Like all real estate investments, investing in Delaware Statutory Trusts involve many of the same risks, including potential lack of return and loss of principal. As long-term, income-focused investments, DST performance is largely dependent upon the tenants’ ability to pay rent. This presents a few notable DST risks including lack of liquidity, interest rate risk, and changing market conditions. Additionally, some of the characteristics of a DST may not align with an individual’s investment goals including the lack of personal control over the investment.

A lack of management control can be both an advantage and disadvantage. After all, the passive nature of a DST is one of the characteristics that make this such an attractive investment option.
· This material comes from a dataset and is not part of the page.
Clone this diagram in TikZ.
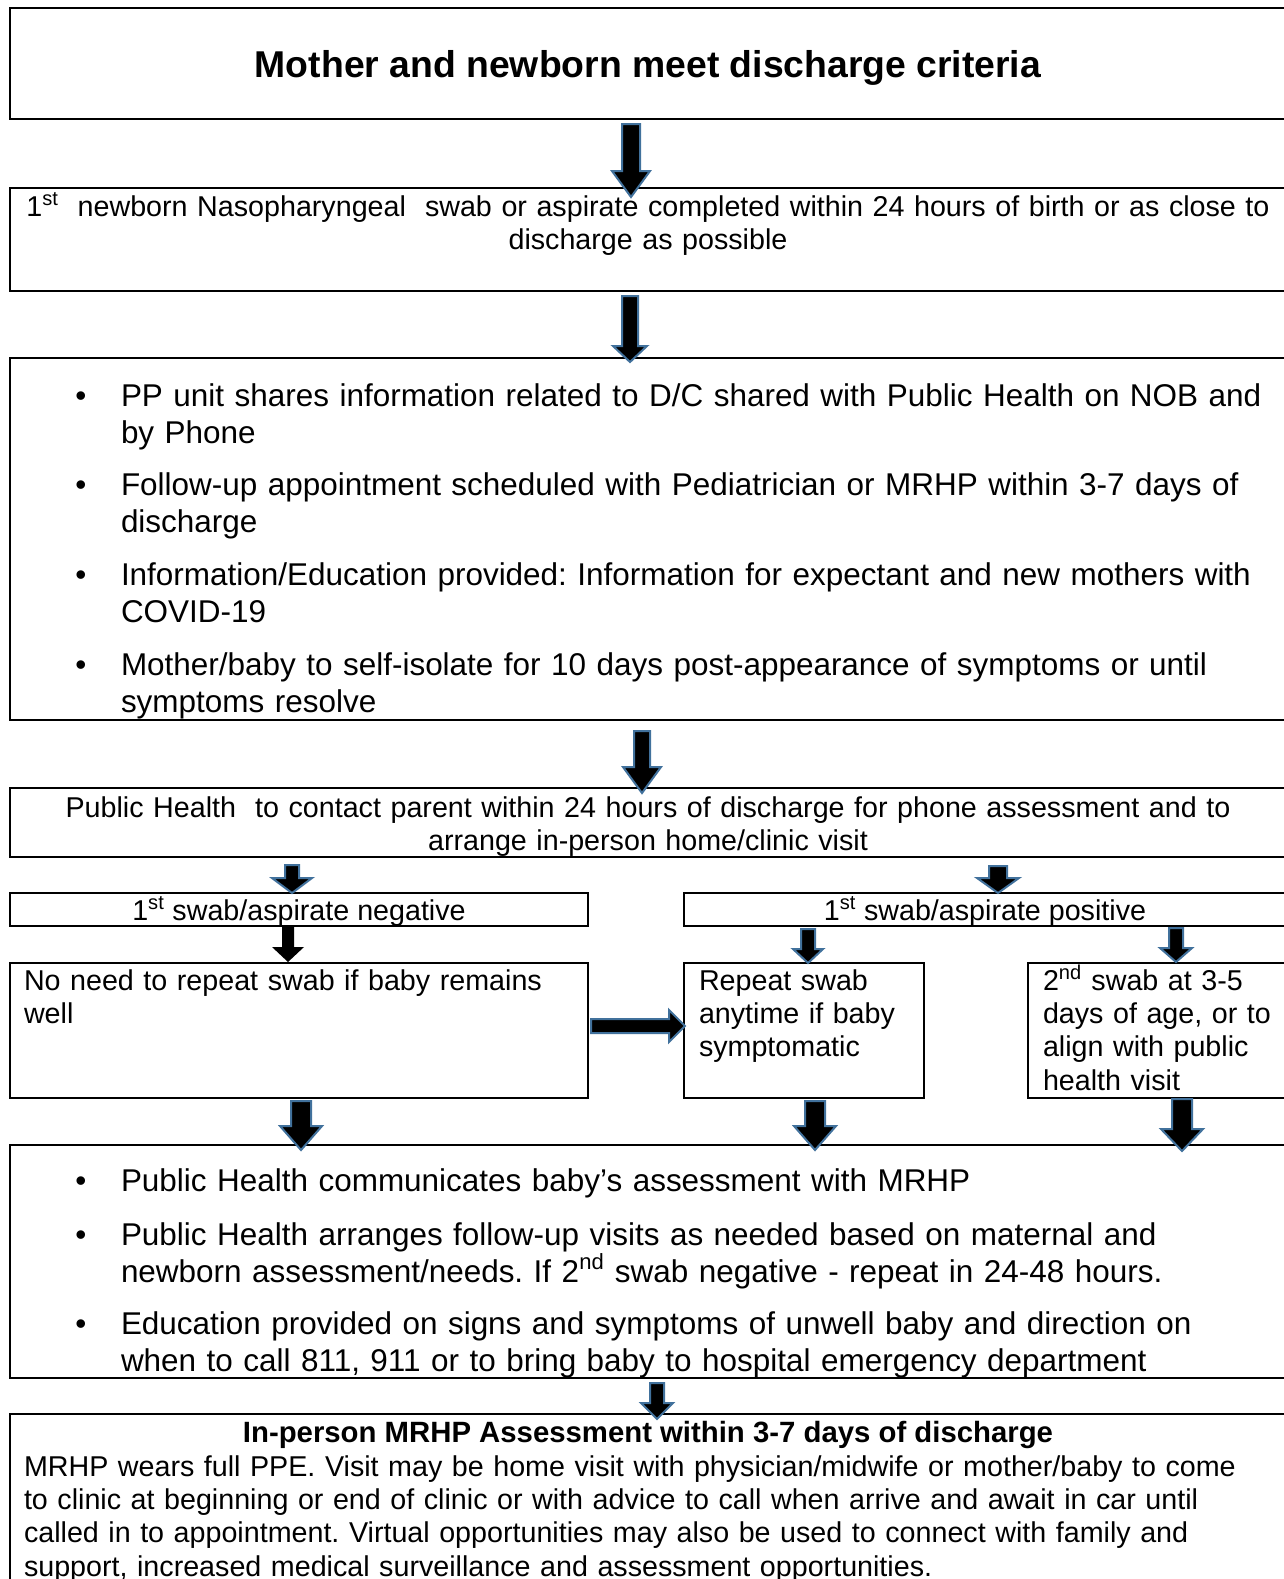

The DST Sponsor puts in place a highly experienced team of real estate professional to manage DST operations. However, some investors prefer to participate in the property strategy and operations. For those investors, the DST structure would not be a good fit. 

DST properties are typically held for 3 to 10 years. The DST sponsor has total control over the length of the investment and the exit. If an investor wants to exit early, the only option is to sell the DST interest to another accredited investor. The sale would also be subject to the same 1031 exchange guidelines, or the investor would be responsible for the capital gains tax due upon the sale. It should be noted there are DSTs that include liquidity via a 721 UpREIT.

As with any type of income-oriented real estate investment, investors may be subject to future vacancy rates and interest rate fluctuations, which could reduce cash flow potential and price appreciation. DSTs are also susceptible to changes in the IRS’s treatment of tax-deferred exchanges.